Julian Barnes brings to life the troubled inner world of Dmitri Shostakovich

ShostakovichCatriona Kelly at Prospect Magazine:

Where historians subside into embarrassed silence, novelists speak. In The Noise of Time, the different variants of the Lenin story are among many pointers to the fluidity of Shostakovich’s relations with his past: “These days, he no longer knew what version to trust. He lies like an eyewitness, as the story goes.” In an anecdote that frames the novel and is also repeated within it, three men drink a vodka toast on a wartime station platform: “one to hear, one to remember, and one to drink.” The Shostakovich of Barnes’s imagining includes all three: the barely surviving crippled alcoholic, limbless on his trolley, practising “a technique for survival”; the bespectacled listener who offers him vodka with egregious courtesy; and the anonymous witness, who disappears even from recollection after the desultory encounter.

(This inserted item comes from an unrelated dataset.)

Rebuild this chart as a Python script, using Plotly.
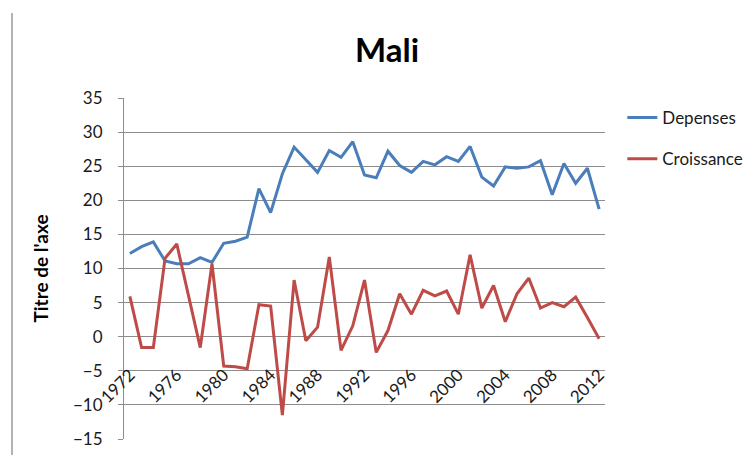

Not that Barnes’s purpose is anything to do with allegory. But The Noise of Time, largely based on memoirs (those collected by Elizabeth Wilson as well as Solomon Volkov’s) is a book about Shostakovich’s memories, rather than a straightforward fictional account of his life. Complaining that the Leningrad symphony doesn’t figure, or that Barnes omits Shostakovich’s work as a teacher of composition, or as a deputy of the Supreme Soviet (and a conscientious one) would be obtuse. It would be equally otiose to point out that as well as agonising over his new version of Lady Macbeth of Mtsensk, Shostakovich negotiated hard over the 1966 film version and insisted only the Kiev production was used. The Noise of Time is a distillation of experience into insomniac self-questioning, or the vertiginous doubt, otkhodnyak, that succeeds the temporary confidence of a vodka high. The mode is interior monologue, but in the third person sometimes used about themselves by particularly sensitive individuals alienated, lifelong, from their own lives.